**What is needed**: Once the pictures are set aside, transcribe the remaining data exactly.

**Collected data**:
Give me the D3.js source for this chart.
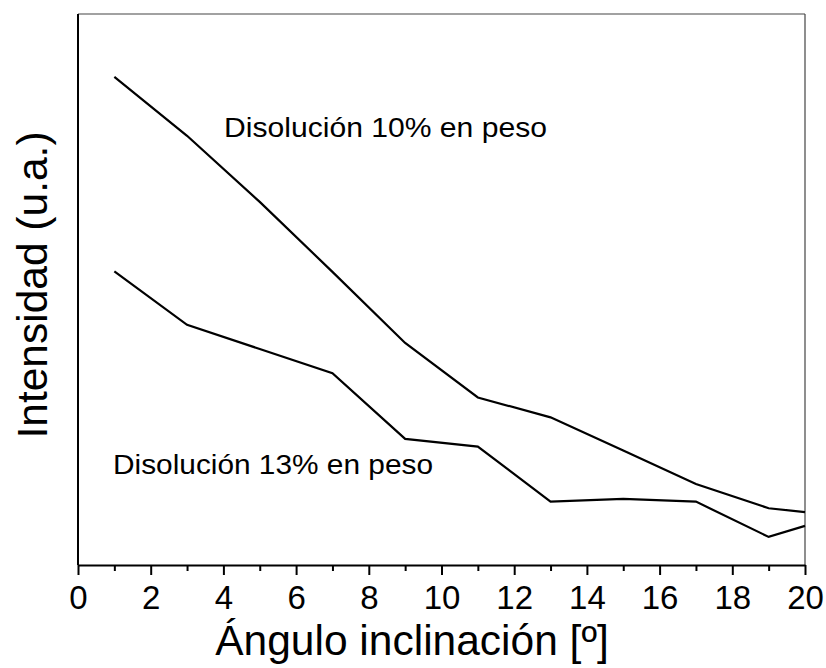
<!DOCTYPE html>
<html>
<head>
<meta charset="utf-8">
<script src="https://cdn.jsdelivr.net/npm/d3@7"></script>
<style>
  html, body { margin: 0; padding: 0; background: #fff; }
  svg { display: block; font-family: "Liberation Sans", Arial, sans-serif; }
</style>
</head>
<body>
<svg id="chart" width="826" height="668"></svg>
<script>
// Inclination angle (degrees)
const angles = [1, 3, 5, 7, 9, 11, 13, 15, 17, 19, 20];
// Intensity (arbitrary units) for each solution
const intensity10 = [88.6, 77.9, 65.9, 53.2, 40.3, 30.4, 26.8, 20.8, 14.7, 10.3, 9.6];
const intensity13 = [53.3, 43.6, 39.2, 34.8, 22.9, 21.5, 11.5, 12.0, 11.5, 5.1, 7.1];
const seriesLabels = ["Disolución 10% en peso", "Disolución 13% en peso"];
const xMajorTicks = [0, 2, 4, 6, 8, 10, 12, 14, 16, 18, 20];
const xMinorTicks = [1, 3, 5, 7, 9, 11, 13, 15, 17, 19];
const xTitle = "Ángulo inclinación [º]";
const yTitle = "Intensidad (u.a.)";

const svg = d3.select("#chart");
const mLeft = 78, mRight = 805, mTop = 14, mBottom = 565;

const x = d3.scaleLinear().domain([0, 20]).range([mLeft, mRight]);
const y = d3.scaleLinear().domain([0, 100]).range([mBottom, mTop]);

// frame: thin top and right edges
svg.append("line").attr("x1", mLeft).attr("x2", mRight).attr("y1", mTop).attr("y2", mTop)
  .attr("stroke", "#444").attr("stroke-width", 1.2);
svg.append("line").attr("x1", mRight).attr("x2", mRight).attr("y1", mTop).attr("y2", mBottom)
  .attr("stroke", "#444").attr("stroke-width", 1.2);

// left axis: spine only
svg.append("line").attr("x1", mLeft).attr("x2", mLeft).attr("y1", mTop).attr("y2", mBottom)
  .attr("stroke", "#000").attr("stroke-width", 2);

// minor ticks
const xMinor = d3.axisBottom(x).tickValues(xMinorTicks).tickSize(6).tickFormat("");
svg.append("g").attr("transform", `translate(0,${mBottom})`).call(xMinor)
  .call(g => g.select(".domain").remove())
  .call(g => g.selectAll("line").attr("stroke", "#000").attr("stroke-width", 2));

// major ticks + labels
const xAxis = d3.axisBottom(x).tickValues(xMajorTicks).tickSize(10).tickPadding(11)
  .tickFormat(d3.format("d")).tickSizeOuter(0);
svg.append("g").attr("transform", `translate(0,${mBottom})`).call(xAxis)
  .call(g => g.select(".domain").attr("stroke", "#000").attr("stroke-width", 2))
  .call(g => g.selectAll(".tick line").attr("stroke", "#000").attr("stroke-width", 2))
  .call(g => g.selectAll(".tick text").attr("fill", "#000")
    .attr("font-family", "Liberation Sans, Arial, sans-serif").attr("font-size", 33));

// axis titles
svg.append("text").attr("x", 412).attr("y", 655)
  .attr("text-anchor", "middle").attr("font-size", 42.5).attr("fill", "#000").text(xTitle);
svg.append("text").attr("transform", `translate(47,285) rotate(-90)`)
  .attr("text-anchor", "middle").attr("font-size", 42.5).attr("fill", "#000").text(yTitle);

// series lines
const line = d3.line().x((d, i) => x(angles[i])).y(d => y(d));
[intensity10, intensity13].forEach(vals => {
  svg.append("path").datum(vals).attr("d", line)
    .attr("fill", "none").attr("stroke", "#000").attr("stroke-width", 2.2)
    .attr("stroke-linejoin", "miter");
});

// series annotations
svg.append("text").attr("x", 224).attr("y", 137).attr("font-size", 27.5)
  .attr("textLength", 323).attr("lengthAdjust", "spacingAndGlyphs")
  .attr("fill", "#000").text(seriesLabels[0]);
svg.append("text").attr("x", 113).attr("y", 474).attr("font-size", 27.5)
  .attr("textLength", 320).attr("lengthAdjust", "spacingAndGlyphs")
  .attr("fill", "#000").text(seriesLabels[1]);
</script>
</body>
</html>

**Full response**:
Give me the D3.js source for this chart.
<!DOCTYPE html>
<html>
<head>
<meta charset="utf-8">
<script src="https://cdn.jsdelivr.net/npm/d3@7"></script>
<style>
  html, body { margin: 0; padding: 0; background: #fff; }
  svg { display: block; font-family: "Liberation Sans", Arial, sans-serif; }
</style>
</head>
<body>
<svg id="chart" width="826" height="668"></svg>
<script>
// Inclination angle (degrees)
const angles = [1, 3, 5, 7, 9, 11, 13, 15, 17, 19, 20];
// Intensity (arbitrary units) for each solution
const intensity10 = [88.6, 77.9, 65.9, 53.2, 40.3, 30.4, 26.8, 20.8, 14.7, 10.3, 9.6];
const intensity13 = [53.3, 43.6, 39.2, 34.8, 22.9, 21.5, 11.5, 12.0, 11.5, 5.1, 7.1];
const seriesLabels = ["Disolución 10% en peso", "Disolución 13% en peso"];
const xMajorTicks = [0, 2, 4, 6, 8, 10, 12, 14, 16, 18, 20];
const xMinorTicks = [1, 3, 5, 7, 9, 11, 13, 15, 17, 19];
const xTitle = "Ángulo inclinación [º]";
const yTitle = "Intensidad (u.a.)";

const svg = d3.select("#chart");
const mLeft = 78, mRight = 805, mTop = 14, mBottom = 565;

const x = d3.scaleLinear().domain([0, 20]).range([mLeft, mRight]);
const y = d3.scaleLinear().domain([0, 100]).range([mBottom, mTop]);

// frame: thin top and right edges
svg.append("line").attr("x1", mLeft).attr("x2", mRight).attr("y1", mTop).attr("y2", mTop)
  .attr("stroke", "#444").attr("stroke-width", 1.2);
svg.append("line").attr("x1", mRight).attr("x2", mRight).attr("y1", mTop).attr("y2", mBottom)
  .attr("stroke", "#444").attr("stroke-width", 1.2);

// left axis: spine only
svg.append("line").attr("x1", mLeft).attr("x2", mLeft).attr("y1", mTop).attr("y2", mBottom)
  .attr("stroke", "#000").attr("stroke-width", 2);

// minor ticks
const xMinor = d3.axisBottom(x).tickValues(xMinorTicks).tickSize(6).tickFormat("");
svg.append("g").attr("transform", `translate(0,${mBottom})`).call(xMinor)
  .call(g => g.select(".domain").remove())
  .call(g => g.selectAll("line").attr("stroke", "#000").attr("stroke-width", 2));

// major ticks + labels
const xAxis = d3.axisBottom(x).tickValues(xMajorTicks).tickSize(10).tickPadding(11)
  .tickFormat(d3.format("d")).tickSizeOuter(0);
svg.append("g").attr("transform", `translate(0,${mBottom})`).call(xAxis)
  .call(g => g.select(".domain").attr("stroke", "#000").attr("stroke-width", 2))
  .call(g => g.selectAll(".tick line").attr("stroke", "#000").attr("stroke-width", 2))
  .call(g => g.selectAll(".tick text").attr("fill", "#000")
    .attr("font-family", "Liberation Sans, Arial, sans-serif").attr("font-size", 33));

// axis titles
svg.append("text").attr("x", 412).attr("y", 655)
  .attr("text-anchor", "middle").attr("font-size", 42.5).attr("fill", "#000").text(xTitle);
svg.append("text").attr("transform", `translate(47,285) rotate(-90)`)
  .attr("text-anchor", "middle").attr("font-size", 42.5).attr("fill", "#000").text(yTitle);

// series lines
const line = d3.line().x((d, i) => x(angles[i])).y(d => y(d));
[intensity10, intensity13].forEach(vals => {
  svg.append("path").datum(vals).attr("d", line)
    .attr("fill", "none").attr("stroke", "#000").attr("stroke-width", 2.2)
    .attr("stroke-linejoin", "miter");
});

// series annotations
svg.append("text").attr("x", 224).attr("y", 137).attr("font-size", 27.5)
  .attr("textLength", 323).attr("lengthAdjust", "spacingAndGlyphs")
  .attr("fill", "#000").text(seriesLabels[0]);
svg.append("text").attr("x", 113).attr("y", 474).attr("font-size", 27.5)
  .attr("textLength", 320).attr("lengthAdjust", "spacingAndGlyphs")
  .attr("fill", "#000").text(seriesLabels[1]);
</script>
</body>
</html>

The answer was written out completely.